-Hey there, true believers.
I'm Dan Ackerman and I am wearing these spectacular spectacles because I am demonstrating the Toshiba Satellite A665-3DV, and of course, that's 3D.
If you can't guess, it stands for the third dimension.
This is one of only a handful of laptops that supports NVIDIA's 3D Vision technology.
And of course, 3D Vision actually works better on a laptop than it does on a desktop because on the desktop, you have to get the right
video card.
You have to connect it with a dual-link DVI cable to a compatible 120 hertz monitor, and it's a whole big infrastructure of, like, kind of hardware and software that all needs to work together.
In a laptop, they build all that stuff in.

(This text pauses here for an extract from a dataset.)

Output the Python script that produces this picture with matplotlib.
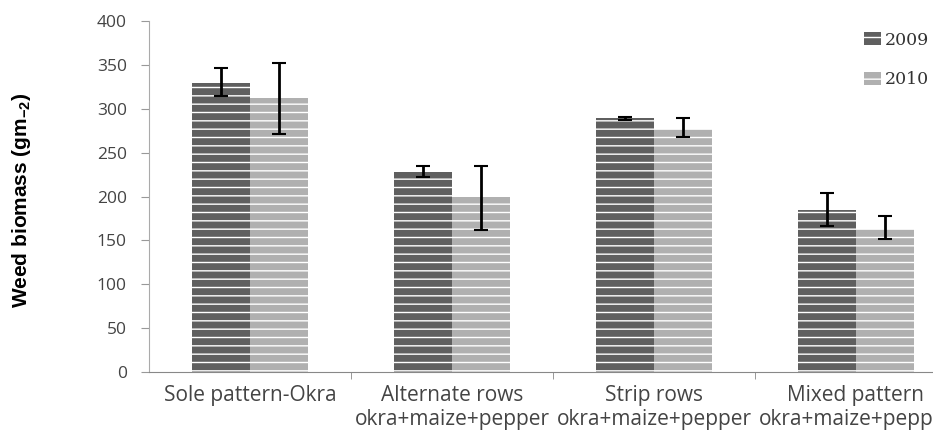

The monitor is a 3D-compliant monitor.
All you need to do is bring the included NVIDIA 3D Vision glasses that you recharge via USB port, and this little USB 3D IR emitter.
And some newer 3D laptops that we should see in the not so distant future
will even have this emitter built right in.
Now of course, to power all that 3D technology, you need a pretty speedy laptop.
This guy fortunately has a Core i7 CPU from Intel, and it's got a pretty high-end NVIDIA GeForce 350M GPU, so it can get through games and the 3D overhead required to do the stereoscopic imaging.
Now at the same time, if I was gonna do a lot on the 3D stuff, I'd probably rather do it on a big 17- or 18-inch desktop replacement laptop.
This is just a 15.6-inch model
and the screen resolution is only 1366 X 768 which, I'm going to be honest, hardcore gamers would scoff at, and of course, it's not optimal for 1080p full resolution video content either.
The 3D effect, once you get it setup, actually works pretty well and you can use pretty much any recent PC game.
A little pop-up on the screen will tell you what NVIDIA thinks is the game and how compatible it will be, and maybe even give you some tips like turning off shadows in the game if the shadows are not particularly 3D-friendly.
Now, one of the surprising things about this laptop is despite having a gigantic
battery, and you can see the big, huge 12-cell battery sticking out from the bottom here, this thing lasted less than 2 hours in our battery drain test, which is---- I could understand if it were a big, high-end gaming machine.
But the fact that this is a 15-inch laptop, not a desktop replacement, and it has a huge 12-cell battery, that's just plain unacceptable.
On the plus side, the machine does have a Blu-ray drive, and it's really one of the only laptops we've seen
that combines a Blu-ray with the 3D Vision.
So now, it's the first generation of 3D Blu-rays coming out.
You can actually pop on your glasses and get 3D Blu-ray action right here on a laptop.
I'm Dan Ackerman, and that is the Toshiba Satellite A665-3DV.